According to DBS, it’s OCBC because ovf stronger asset quality indicators and minimal exposure to European debt securities.
Here’s more from DBS:
Macro conditions turning soft. The MAS expects Singapore growth to stall in early 2012 before a modest recovery in the latter half of 2012. The latest government forecast for 2012 GDP growth is just 1-3% (DBSV: 3.5%). At these levels, loan growth will undoubtedly moderate. We highlight that there is a 4-6 quarter lag effect on GDP vs loan growth. We continue to expect loan growth for banks to remain relatively strong in 1H12 but to slow considerably in 2H12. We have imputed 8% loan growth on average across the three banks for 2012, a significant slowdown from 26% in 2011.
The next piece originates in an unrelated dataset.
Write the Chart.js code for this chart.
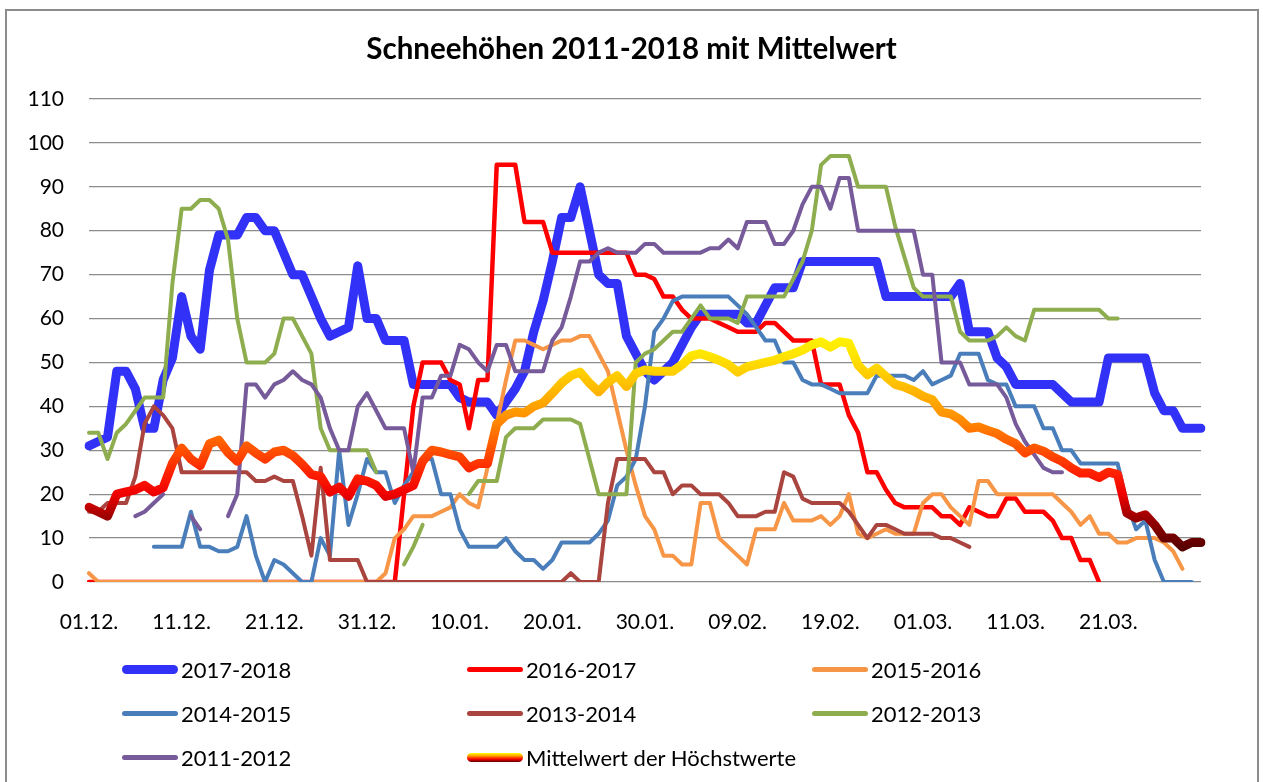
<!DOCTYPE html>
<html>
<head>
<meta charset="utf-8">
<script src="https://cdn.jsdelivr.net/npm/chart.js@4.4.1/dist/chart.umd.min.js"></script>
<style>
  body { margin: 0; background: #fff; font-family: Lato, "Open Sans", sans-serif; }
  #frame { position: absolute; left: 5px; top: 9px; width: 1250px; height: 800px; border: 2px solid #8c8c8c; border-bottom: none; }
  #title { position: absolute; left: 0; top: 30px; width: 1263px; text-align: center; font: bold 29.5px Lato, sans-serif; color: #000; }
  #chart { position: absolute; left: 0; top: 0; }
  .item { position: absolute; height: 24px; display: flex; align-items: center; font: 22px Lato, sans-serif; color: #000; }
  .swatch { width: 56px; border-radius: 5px; margin-right: 3px; }
</style>
</head>
<body>
<div id="frame"></div>
<canvas id="chart" width="1263" height="782"></canvas>
<div id="title">Schneehöhen 2011-2018 mit Mittelwert</div>
<div id="legend"></div>
<script>
// Tage 01.12. - 31.03.
const monthDays = [['12', 31], ['01', 31], ['02', 28], ['03', 31]];
const days = [];
monthDays.forEach(([m, n]) => {
    for (let d = 1; d <= n; d++) days.push(String(d).padStart(2, '0') + '.' + m + '.');
});
const tickLabels = ['01.12.', '11.12.', '21.12.', '31.12.', '10.01.', '20.01.', '30.01.', '09.02.', '19.02.', '01.03.', '11.03.', '21.03.'];

const s2017 = [31, 32, 33, 48, 48, 44, 35, 35, 46, 51, 65, 56, 53, 71, 79, 79, 79, 83, 83, 80,
    80, 75, 70, 70, 65, 60, 56, 57, 58, 72, 60, 60, 55, 55, 55, 45, 45, 45, 45, 45,
    42, 41, 41, 41, 38, 41, 44, 48, 57, 64, 73, 83, 83, 90, 80, 70, 68, 68, 56, 52,
    48, 46, 48, 50, 54, 58, 61, 61, 61, 61, 61, 59, 59, 63, 67, 67, 67, 73, 73, 73,
    73, 73, 73, 73, 73, 73, 65, 65, 65, 65, 65, 65, 65, 65, 68, 57, 57, 57, 51, 49,
    45, 45, 45, 45, 45, 43, 41, 41, 41, 41, 51, 51, 51, 51, 51, 43, 39, 39, 35, 35, 35];
const s2016 = [0, 0, 0, 0, 0, 0, 0, 0, 0, 0, 0, 0, 0, 0, 0, 0, 0, 0, 0, 0,
    0, 0, 0, 0, 0, 0, 0, 0, 0, 0, 0, 0, 0, 0, 20, 40, 50, 50, 50, 46,
    45, 35, 46, 46, 95, 95, 95, 82, 82, 82, 75, 75, 75, 75, 75, 75, 75, 75, 75, 70,
    70, 69, 65, 65, 62, 60, 60, 60, 59, 58, 57, 57, 57, 59, 59, 57, 55, 55, 55, 45,
    45, 45, 38, 34, 25, 25, 21, 18, 17, 17, 17, 17, 15, 15, 13, 17, 16, 15, 15, 19,
    19, 16, 16, 16, 14, 10, 10, 5, 5, 0, null, null, null, null, null, null, null, null, null, null, null];
const s2015 = [2, 0, 0, 0, 0, 0, 0, 0, 0, 0, 0, 0, 0, 0, 0, 0, 0, 0, 0, 0,
    0, 0, 0, 0, 0, 0, 0, 0, 0, 0, 0, 0, 2, 10, 12, 15, 15, 15, 16, 17,
    20, 18, 17, 26, 36, 46, 55, 55, 54, 53, 54, 55, 55, 56, 56, 52, 48, 39, 30, 22,
    15, 12, 6, 6, 4, 4, 18, 18, 10, 8, 6, 4, 12, 12, 12, 18, 14, 14, 14, 15,
    13, 15, 20, 11, 10, 11, 12, 11, 11, 11, 18, 20, 20, 17, 15, 13, 23, 23, 20, 20,
    20, 20, 20, 20, 20, 18, 16, 13, 15, 11, 11, 9, 9, 10, 10, 10, 9, 7, 3, null, null];
const s2014 = [null, null, null, null, null, null, null, 8, 8, 8, 8, 16, 8, 8, 7, 7, 8, 15, 6, 0,
    5, 4, 2, 0, 0, 10, 6, 30, 13, 20, 28, 25, 25, 18, 22, 25, 28, 28, 20, 20,
    12, 8, 8, 8, 8, 10, 7, 5, 5, 3, 5, 9, 9, 9, 9, 11, 14, 22, 24, 28,
    40, 57, 60, 64, 65, 65, 65, 65, 65, 65, 63, 61, 58, 55, 55, 50, 50, 46, 45, 45,
    44, 43, 43, 43, 43, 47, 47, 47, 47, 46, 48, 45, 46, 47, 52, 52, 52, 46, 45, 45,
    40, 40, 40, 35, 35, 30, 30, 27, 27, 27, 27, 27, 18, 12, 14, 5, 0, 0, 0, 0, null];
const s2013 = [16, 16, 18, 18, 18, 24, 36, 40, 38, 35, 25, 25, 25, 25, 25, 25, 25, 25, 23, 23,
    24, 23, 23, 15, 6, 26, 5, 5, 5, 5, 0, 0, 0, 0, 0, 0, 0, 0, 0, 0,
    0, 0, 0, 0, 0, 0, 0, 0, 0, 0, 0, 0, 2, 0, 0, 0, 18, 28, 28, 28,
    28, 25, 25, 20, 22, 22, 20, 20, 20, 18, 15, 15, 15, 16, 16, 25, 24, 19, 18, 18,
    18, 18, 16, 13, 10, 13, 13, 12, 11, 11, 11, 11, 10, 10, 9, 8, null, null, null, null,
    null, null, null, null, null, null, null, null, null, null, null, null, null, null, null, null, null, null, null, null, null];
const s2012 = [34, 34, 28, 34, 36, 39, 42, 42, 42, 68, 85, 85, 87, 87, 85, 78, 60, 50, 50, 50,
    52, 60, 60, 56, 52, 35, 30, 30, 30, 30, 30, 25, null, null, 4, 8, 13, null, null, null,
    null, 20, 23, 23, 23, 33, 35, 35, 35, 37, 37, 37, 37, 36, 28, 20, 20, 20, 20, 50,
    52, 53, 55, 57, 57, 60, 63, 60, 60, 60, 59, 65, 65, 65, 65, 65, 69, 73, 80, 95,
    97, 97, 97, 90, 90, 90, 90, 81, 74, 67, 65, 65, 65, 65, 57, 55, 55, 55, 56, 58,
    56, 55, 62, 62, 62, 62, 62, 62, 62, 62, 60, 60, null, null, null, null, null, null, null, null, null];
const s2011 = [null, null, null, null, null, 15, 16, 18, 20, null, null, 15, 12, null, null, 15, 20, 45, 45, 42,
    45, 46, 48, 46, 45, 42, 35, 30, 30, 40, 43, 39, 35, 35, 35, 25, 42, 42, 47, 47,
    54, 53, 50, 48, 54, 54, 48, 48, 48, 48, 55, 58, 65, 73, 73, 75, 76, 75, 75, 75,
    77, 77, 75, 75, 75, 75, 75, 76, 76, 78, 76, 82, 82, 82, 77, 77, 80, 86, 90, 90,
    85, 92, 92, 80, 80, 80, 80, 80, 80, 80, 70, 70, 50, 50, 50, 45, 45, 45, 45, 42,
    36, 32, 29, 26, 25, 25, null, null, null, null, null, null, null, null, null, null, null, null, null, null, null];
const mittelwert = [17, 16, 15, 20, 20.5, 21, 22, 20.5, 21.5, 27, 30.5, 28, 26.5, 31.5, 32.3, 29.5, 27.5, 31, 29.4, 28,
    29.6, 30, 28.8, 26.8, 24.5, 24, 20.5, 21.6, 19.5, 23.5, 23, 22, 19.5, 20, 21, 22, 27.5, 30, 29.6, 29,
    28.5, 26, 27, 27, 36, 38, 38.7, 38.5, 40, 40.8, 43, 45.3, 47, 47.8, 45.3, 43.3, 45.5, 47, 44.5, 47.5,
    48.3, 48, 48, 48, 49.5, 51.5, 52, 51.3, 50.5, 49.5, 47.8, 49, 49.5, 50, 50.5, 51.3, 52, 52.8, 54, 54.7,
    53.5, 54.7, 54.4, 49.4, 47.2, 48.7, 46.8, 45, 44.4, 43.5, 42.3, 41.5, 38.7, 38.3, 37, 35, 35.3, 34.5, 33.8, 32.5,
    31.5, 29.4, 30.5, 29.8, 28.5, 27.5, 26, 24.8, 24.8, 23.8, 25, 24.5, 15.7, 14.6, 15.3, 13, 10, 10, 8, 9, 9];

const seriesNames = ['2017-2018', '2016-2017', '2015-2016', '2014-2015', '2013-2014', '2012-2013', '2011-2012', 'Mittelwert der Höchstwerte'];
const seriesData = [s2017, s2016, s2015, s2014, s2013, s2012, s2011, mittelwert];
const seriesColors = ['#3131f7', '#ff0000', '#f79646', '#4a7ebb', '#a9443f', '#8ead4f', '#765a9a', null];
const seriesWidths = [9, 4.5, 4, 4, 4, 4, 4, 9];

// Farbverlauf nach Schneehöhe für die Mittelwert-Linie
function meanGradient(context) {
    const chart = context.chart;
    if (!chart.chartArea) return '#ff3000';
    const y = chart.scales.y;
    const g = chart.ctx.createLinearGradient(0, y.getPixelForValue(0), 0, y.getPixelForValue(60));
    g.addColorStop(0, '#3a0000');
    g.addColorStop(8 / 60, '#5a0000');
    g.addColorStop(15 / 60, '#a00000');
    g.addColorStop(20 / 60, '#f00000');
    g.addColorStop(25 / 60, '#ff2200');
    g.addColorStop(30 / 60, '#ff5000');
    g.addColorStop(38 / 60, '#ff9400');
    g.addColorStop(45 / 60, '#ffc000');
    g.addColorStop(52 / 60, '#ffe600');
    g.addColorStop(1, '#ffff00');
    return g;
}

const datasets = seriesNames.map((name, i) => ({
    label: name,
    data: seriesData[i],
    borderColor: seriesColors[i] || meanGradient,
    borderWidth: seriesWidths[i],
    pointRadius: 0,
    tension: 0,
    fill: false,
    spanGaps: false,
    borderJoinStyle: 'round',
    borderCapStyle: 'round',
    order: seriesNames.length - i
}));

const ctx = document.getElementById('chart').getContext('2d');
new Chart(ctx, {
    type: 'line',
    data: { labels: days, datasets: datasets },
    options: {
        responsive: false,
        animation: false,
        layout: { padding: { left: 0, right: 62, top: 99, bottom: 0 } },
        scales: {
            x: {
                grid: { display: false },
                border: { display: false },
                afterFit: (scale) => { scale.height = 200; },
                ticks: {
                    autoSkip: false,
                    maxRotation: 0,
                    padding: 20,
                    color: '#000',
                    font: { family: 'Lato', size: 21 },
                    callback: (val, i) => tickLabels.includes(days[i]) ? days[i] : ''
                }
            },
            y: {
                min: 0,
                max: 110,
                afterFit: (scale) => { scale.width = 89; },
                grid: { color: '#8c8c8c', lineWidth: 1.3, drawTicks: false },
                border: { display: false },
                ticks: {
                    stepSize: 10,
                    padding: 25,
                    color: '#000',
                    font: { family: 'Lato', size: 21 }
                }
            }
        },
        plugins: {
            legend: { display: false },
            tooltip: { enabled: false }
        }
    }
});

// Legende in drei Spalten
const legendCols = [122, 467, 812];
const legendRows = [669, 713, 757];
const legend = document.getElementById('legend');
seriesNames.forEach((name, i) => {
    const item = document.createElement('div');
    item.className = 'item';
    item.style.left = legendCols[i % 3] + 'px';
    item.style.top = (legendRows[Math.floor(i / 3)] - 12) + 'px';
    const sw = document.createElement('div');
    sw.className = 'swatch';
    sw.style.height = (seriesWidths[i] > 5 ? 9 : 5) + 'px';
    sw.style.background = seriesColors[i] || 'linear-gradient(to bottom, #ffff00, #ff9900, #ff0000, #600000)';
    const txt = document.createElement('span');
    txt.textContent = name;
    item.appendChild(sw);
    item.appendChild(txt);
    legend.appendChild(item);
});
</script>
</body>
</html>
Subdued earnings growth. While pressures on NIM remain particularly on the funding side, the impact is likely to be muted should lending spreads widen. However, as companies’ balance sheets are stronger now with lower gearing, the opportunities for banks to raise loan spreads is also lower. This implies that asset quality should remain healthy, in line with our view. We are not anticipating a turn in the credit cycle yet; we expect general provisions to moderate while specific provisions to gradually inch up. We are imputing an additional 5-10bps provision charge-off rate across the banks and further softening in non-interest income. All in, we now expect 5% core earnings growth for 2012 (2011: 6%).
Cheap but lacks catalyst; stick to OCBC. Macro and earnings headwinds are against the Singapore banks despite being the cheapest in ASEAN, trading at only 1.1x FY12 BV. Asset quality and capital levels, however, still remain the strongest among ASEAN peers. We keep our bet on OCBC (over UOB) for stronger asset quality indicators and minimal exposure to European debt securities. Despite the volatility from insurance contribution, its underlying business remains solid. OCBC has been an outperformer with relatively lower beta over the past 10 years. Maintain BUY for OCBC, TP trimmed to S$10.00 (1.6x FY12 BV) after earnings adjustments. UOB also remains a BUY but TP lowered to S$18.00 (1.3x FY12 BV) also after earnings revisions.